Only the lines from the start of the data below through the line that contains "Pie, Cell, Legend" are to be copied, exactly and without pictures.

--- Start DATA EXTRACT ---

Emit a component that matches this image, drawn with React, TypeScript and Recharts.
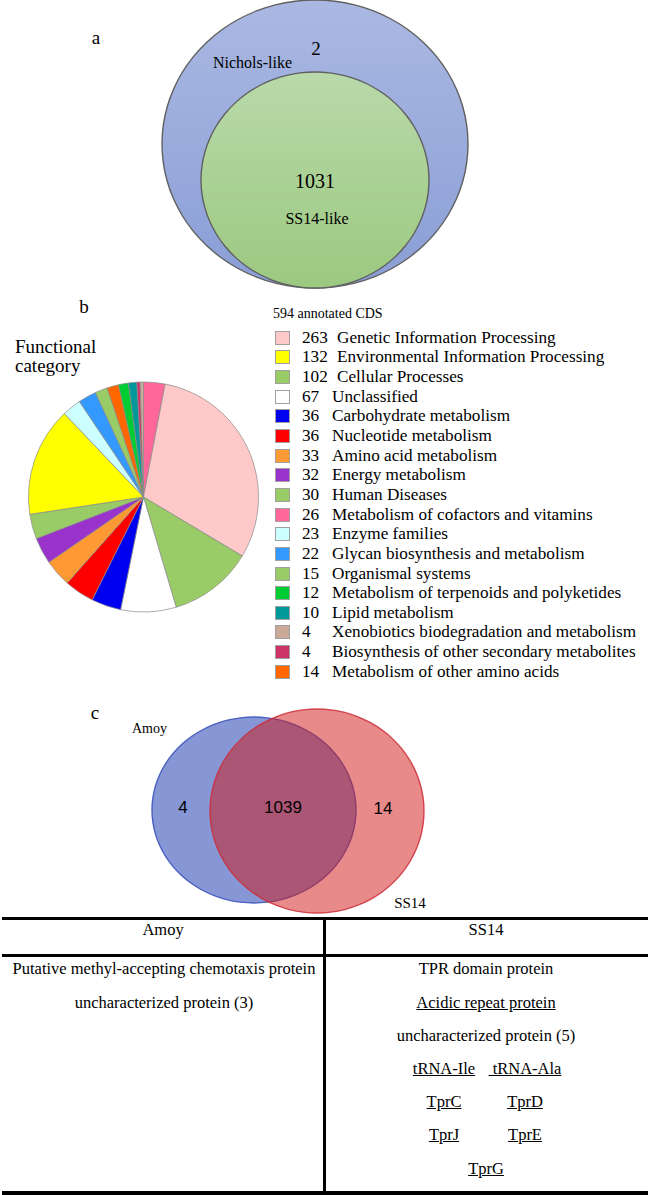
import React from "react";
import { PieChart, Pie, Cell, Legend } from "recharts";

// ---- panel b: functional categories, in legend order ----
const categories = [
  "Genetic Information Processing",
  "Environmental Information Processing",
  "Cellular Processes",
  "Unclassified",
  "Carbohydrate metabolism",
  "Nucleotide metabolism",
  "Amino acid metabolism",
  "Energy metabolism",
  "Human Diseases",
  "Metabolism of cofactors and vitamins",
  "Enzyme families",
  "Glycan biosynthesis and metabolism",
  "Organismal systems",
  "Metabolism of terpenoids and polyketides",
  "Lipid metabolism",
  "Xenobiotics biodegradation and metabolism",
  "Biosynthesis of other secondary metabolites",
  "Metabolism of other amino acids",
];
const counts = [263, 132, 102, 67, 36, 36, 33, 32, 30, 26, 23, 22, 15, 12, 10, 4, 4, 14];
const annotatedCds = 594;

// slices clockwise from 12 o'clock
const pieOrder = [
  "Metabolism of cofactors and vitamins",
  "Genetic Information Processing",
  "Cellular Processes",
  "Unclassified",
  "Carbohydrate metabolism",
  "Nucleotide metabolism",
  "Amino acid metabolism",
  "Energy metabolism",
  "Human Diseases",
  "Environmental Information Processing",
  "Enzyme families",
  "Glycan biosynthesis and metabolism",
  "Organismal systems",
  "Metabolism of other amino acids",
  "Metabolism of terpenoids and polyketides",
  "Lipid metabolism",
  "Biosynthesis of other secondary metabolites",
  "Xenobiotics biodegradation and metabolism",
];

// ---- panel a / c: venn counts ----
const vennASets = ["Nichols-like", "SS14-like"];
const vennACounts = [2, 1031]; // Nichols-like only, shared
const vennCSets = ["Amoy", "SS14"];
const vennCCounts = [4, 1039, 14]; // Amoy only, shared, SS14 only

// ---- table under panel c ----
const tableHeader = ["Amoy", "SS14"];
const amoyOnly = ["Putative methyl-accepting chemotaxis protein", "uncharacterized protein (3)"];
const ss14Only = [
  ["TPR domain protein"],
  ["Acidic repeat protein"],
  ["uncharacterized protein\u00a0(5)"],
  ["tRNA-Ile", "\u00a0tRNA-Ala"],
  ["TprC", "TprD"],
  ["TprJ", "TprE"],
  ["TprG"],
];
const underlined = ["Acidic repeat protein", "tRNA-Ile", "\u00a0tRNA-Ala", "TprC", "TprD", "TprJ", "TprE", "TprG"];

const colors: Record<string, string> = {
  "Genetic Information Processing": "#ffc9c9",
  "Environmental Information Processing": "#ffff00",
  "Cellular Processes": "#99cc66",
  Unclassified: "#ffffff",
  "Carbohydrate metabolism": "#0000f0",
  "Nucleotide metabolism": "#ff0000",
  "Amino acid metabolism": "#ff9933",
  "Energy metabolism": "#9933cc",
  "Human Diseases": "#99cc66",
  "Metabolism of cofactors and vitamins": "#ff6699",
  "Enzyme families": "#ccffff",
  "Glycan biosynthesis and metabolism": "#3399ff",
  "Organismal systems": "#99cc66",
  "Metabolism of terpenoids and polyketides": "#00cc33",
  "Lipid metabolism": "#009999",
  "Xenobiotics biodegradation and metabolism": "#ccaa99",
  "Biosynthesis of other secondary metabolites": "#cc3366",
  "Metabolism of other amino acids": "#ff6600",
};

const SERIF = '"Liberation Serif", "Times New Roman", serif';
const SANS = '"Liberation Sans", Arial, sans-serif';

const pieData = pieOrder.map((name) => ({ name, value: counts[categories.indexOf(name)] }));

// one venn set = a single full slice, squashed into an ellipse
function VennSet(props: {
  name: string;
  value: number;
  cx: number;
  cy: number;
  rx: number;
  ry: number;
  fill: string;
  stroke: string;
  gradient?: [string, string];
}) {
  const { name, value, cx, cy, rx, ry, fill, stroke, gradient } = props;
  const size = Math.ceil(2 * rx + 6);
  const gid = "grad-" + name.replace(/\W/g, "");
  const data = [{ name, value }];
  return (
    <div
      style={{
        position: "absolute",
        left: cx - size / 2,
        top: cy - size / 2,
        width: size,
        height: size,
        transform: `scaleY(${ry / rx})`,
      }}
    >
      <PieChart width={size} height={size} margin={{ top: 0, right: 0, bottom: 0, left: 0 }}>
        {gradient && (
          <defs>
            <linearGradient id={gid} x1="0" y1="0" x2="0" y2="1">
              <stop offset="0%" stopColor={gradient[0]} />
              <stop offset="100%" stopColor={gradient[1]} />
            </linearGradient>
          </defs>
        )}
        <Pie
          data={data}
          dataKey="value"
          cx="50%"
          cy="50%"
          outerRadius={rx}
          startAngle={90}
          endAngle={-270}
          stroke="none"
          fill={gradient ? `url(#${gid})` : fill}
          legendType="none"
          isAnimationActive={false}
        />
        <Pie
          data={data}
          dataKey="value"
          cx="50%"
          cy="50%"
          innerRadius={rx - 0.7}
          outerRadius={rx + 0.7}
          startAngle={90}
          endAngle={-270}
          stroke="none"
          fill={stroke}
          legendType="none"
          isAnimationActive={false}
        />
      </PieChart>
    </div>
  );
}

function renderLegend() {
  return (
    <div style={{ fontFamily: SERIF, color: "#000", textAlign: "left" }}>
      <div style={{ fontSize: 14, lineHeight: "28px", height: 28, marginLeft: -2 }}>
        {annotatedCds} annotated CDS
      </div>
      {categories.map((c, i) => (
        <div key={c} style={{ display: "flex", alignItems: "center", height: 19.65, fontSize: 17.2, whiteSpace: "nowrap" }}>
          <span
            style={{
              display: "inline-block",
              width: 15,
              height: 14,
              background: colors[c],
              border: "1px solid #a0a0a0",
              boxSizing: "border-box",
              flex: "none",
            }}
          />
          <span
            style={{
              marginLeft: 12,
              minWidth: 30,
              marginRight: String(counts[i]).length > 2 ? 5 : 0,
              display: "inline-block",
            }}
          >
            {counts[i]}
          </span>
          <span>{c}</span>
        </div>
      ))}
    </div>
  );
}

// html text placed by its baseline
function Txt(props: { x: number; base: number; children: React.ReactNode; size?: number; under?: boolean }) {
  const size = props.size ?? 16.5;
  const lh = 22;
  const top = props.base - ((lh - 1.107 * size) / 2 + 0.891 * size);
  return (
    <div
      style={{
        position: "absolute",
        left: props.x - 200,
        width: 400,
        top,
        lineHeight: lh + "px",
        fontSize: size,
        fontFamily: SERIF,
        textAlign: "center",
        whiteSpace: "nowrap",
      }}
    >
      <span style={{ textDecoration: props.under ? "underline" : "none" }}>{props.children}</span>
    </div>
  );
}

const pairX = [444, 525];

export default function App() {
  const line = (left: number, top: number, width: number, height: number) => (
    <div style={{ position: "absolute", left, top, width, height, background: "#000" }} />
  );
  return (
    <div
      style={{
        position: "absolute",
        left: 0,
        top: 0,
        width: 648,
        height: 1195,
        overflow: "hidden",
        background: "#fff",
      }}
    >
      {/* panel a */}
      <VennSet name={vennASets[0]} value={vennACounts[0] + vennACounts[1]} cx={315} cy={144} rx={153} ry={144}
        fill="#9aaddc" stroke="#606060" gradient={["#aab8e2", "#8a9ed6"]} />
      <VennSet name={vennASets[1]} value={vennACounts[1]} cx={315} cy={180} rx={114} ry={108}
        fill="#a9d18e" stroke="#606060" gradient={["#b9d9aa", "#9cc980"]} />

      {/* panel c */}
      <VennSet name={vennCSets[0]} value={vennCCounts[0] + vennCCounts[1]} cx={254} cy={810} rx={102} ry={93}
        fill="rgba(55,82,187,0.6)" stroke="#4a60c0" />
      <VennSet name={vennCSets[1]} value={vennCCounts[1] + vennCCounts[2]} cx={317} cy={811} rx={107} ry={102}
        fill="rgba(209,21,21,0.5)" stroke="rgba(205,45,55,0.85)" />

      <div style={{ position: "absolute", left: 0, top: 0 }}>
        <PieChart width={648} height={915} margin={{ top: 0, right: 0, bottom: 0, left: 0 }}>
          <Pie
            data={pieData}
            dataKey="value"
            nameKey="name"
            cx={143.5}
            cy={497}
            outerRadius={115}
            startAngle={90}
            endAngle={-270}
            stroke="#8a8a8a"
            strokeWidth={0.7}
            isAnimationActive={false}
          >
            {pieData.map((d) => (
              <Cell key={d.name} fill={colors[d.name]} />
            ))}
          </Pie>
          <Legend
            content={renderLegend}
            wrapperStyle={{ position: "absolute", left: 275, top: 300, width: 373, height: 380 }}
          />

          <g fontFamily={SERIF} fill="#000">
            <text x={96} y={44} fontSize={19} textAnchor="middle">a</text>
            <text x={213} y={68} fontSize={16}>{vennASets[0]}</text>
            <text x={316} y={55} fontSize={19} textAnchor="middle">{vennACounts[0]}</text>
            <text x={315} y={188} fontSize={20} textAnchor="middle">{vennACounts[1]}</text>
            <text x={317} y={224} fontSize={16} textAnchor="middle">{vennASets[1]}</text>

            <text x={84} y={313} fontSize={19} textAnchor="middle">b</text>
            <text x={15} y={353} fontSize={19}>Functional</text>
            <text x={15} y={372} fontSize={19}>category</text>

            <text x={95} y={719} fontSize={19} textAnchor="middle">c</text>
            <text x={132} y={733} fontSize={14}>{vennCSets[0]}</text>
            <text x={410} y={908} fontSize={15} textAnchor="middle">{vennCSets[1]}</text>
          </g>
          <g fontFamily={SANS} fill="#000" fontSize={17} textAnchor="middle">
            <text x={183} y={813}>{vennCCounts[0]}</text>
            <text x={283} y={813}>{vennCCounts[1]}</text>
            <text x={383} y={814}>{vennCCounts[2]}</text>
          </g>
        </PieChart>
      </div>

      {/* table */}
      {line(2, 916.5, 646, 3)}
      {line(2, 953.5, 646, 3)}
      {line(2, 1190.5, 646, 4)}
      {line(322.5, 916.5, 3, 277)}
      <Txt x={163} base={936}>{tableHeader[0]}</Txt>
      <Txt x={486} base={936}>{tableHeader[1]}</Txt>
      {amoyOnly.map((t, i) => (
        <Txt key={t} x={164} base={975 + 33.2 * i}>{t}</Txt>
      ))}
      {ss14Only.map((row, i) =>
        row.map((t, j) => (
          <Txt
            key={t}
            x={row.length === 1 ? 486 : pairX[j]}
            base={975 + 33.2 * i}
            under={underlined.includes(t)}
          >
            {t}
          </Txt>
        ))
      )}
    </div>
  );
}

--- End DATA EXTRACT ---

SOLUTION TO THE EXERCISE
Emit a component that matches this image, drawn with React, TypeScript and Recharts.
import React from "react";
import { PieChart, Pie, Cell, Legend } from "recharts";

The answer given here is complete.